---------- Provided data ----------

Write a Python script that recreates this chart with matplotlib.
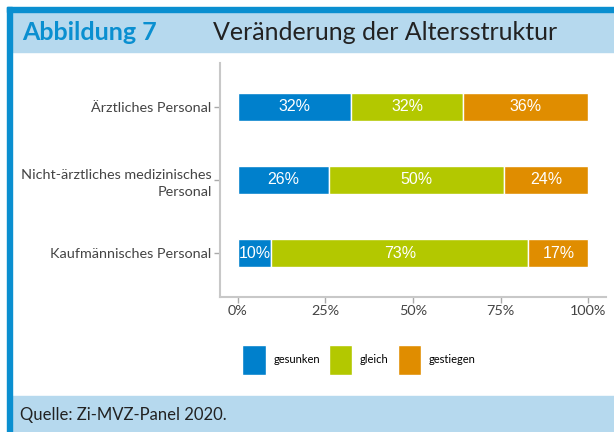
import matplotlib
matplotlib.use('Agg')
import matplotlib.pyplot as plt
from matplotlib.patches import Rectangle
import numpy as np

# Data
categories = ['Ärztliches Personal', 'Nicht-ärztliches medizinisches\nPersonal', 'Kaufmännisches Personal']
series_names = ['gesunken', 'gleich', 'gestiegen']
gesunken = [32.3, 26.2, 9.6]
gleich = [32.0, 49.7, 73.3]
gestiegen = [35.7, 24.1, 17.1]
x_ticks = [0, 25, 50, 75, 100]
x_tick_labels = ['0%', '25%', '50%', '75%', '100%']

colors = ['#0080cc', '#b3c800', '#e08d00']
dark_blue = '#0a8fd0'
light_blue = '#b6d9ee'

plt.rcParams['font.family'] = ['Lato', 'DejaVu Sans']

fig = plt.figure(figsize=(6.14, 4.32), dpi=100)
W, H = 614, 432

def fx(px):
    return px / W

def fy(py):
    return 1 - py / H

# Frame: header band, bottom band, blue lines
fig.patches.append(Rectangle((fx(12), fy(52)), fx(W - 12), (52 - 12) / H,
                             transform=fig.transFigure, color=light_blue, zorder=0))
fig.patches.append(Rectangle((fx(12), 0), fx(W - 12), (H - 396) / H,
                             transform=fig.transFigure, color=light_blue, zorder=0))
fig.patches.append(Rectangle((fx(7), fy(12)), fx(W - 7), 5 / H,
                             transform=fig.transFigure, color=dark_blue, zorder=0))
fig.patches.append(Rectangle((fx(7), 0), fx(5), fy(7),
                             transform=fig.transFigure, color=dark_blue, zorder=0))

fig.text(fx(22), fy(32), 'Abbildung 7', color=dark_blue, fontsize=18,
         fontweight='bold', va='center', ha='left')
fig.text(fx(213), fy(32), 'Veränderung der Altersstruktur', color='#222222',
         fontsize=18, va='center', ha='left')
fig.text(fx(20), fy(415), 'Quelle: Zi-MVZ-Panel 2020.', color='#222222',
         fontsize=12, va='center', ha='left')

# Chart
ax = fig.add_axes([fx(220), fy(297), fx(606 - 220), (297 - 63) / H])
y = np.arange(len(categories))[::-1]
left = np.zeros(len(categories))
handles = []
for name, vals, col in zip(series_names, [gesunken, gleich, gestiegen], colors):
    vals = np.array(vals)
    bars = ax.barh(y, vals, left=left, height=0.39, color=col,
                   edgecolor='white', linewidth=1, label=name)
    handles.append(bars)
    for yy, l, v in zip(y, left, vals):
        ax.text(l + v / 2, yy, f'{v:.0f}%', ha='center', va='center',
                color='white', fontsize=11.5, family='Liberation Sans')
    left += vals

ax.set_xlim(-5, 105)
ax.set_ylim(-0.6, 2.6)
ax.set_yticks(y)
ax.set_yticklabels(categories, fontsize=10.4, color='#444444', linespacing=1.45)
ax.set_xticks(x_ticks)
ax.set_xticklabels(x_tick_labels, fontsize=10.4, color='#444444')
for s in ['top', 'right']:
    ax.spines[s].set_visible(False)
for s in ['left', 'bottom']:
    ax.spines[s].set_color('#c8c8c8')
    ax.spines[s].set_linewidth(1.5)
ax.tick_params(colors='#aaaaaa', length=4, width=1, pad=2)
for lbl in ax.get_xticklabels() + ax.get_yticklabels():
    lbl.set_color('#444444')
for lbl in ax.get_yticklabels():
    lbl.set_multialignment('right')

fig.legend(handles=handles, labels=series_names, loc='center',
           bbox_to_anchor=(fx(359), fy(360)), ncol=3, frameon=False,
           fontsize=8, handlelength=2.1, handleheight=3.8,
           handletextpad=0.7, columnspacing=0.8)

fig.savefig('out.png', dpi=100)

----------

> Task to complete:
Give again, word for word, every line from the top of the data above to the line holding "import numpy as np", inclusive, with the pictures left out.

> Result of the task:
Write a Python script that recreates this chart with matplotlib.
import matplotlib
matplotlib.use('Agg')
import matplotlib.pyplot as plt
from matplotlib.patches import Rectangle
import numpy as np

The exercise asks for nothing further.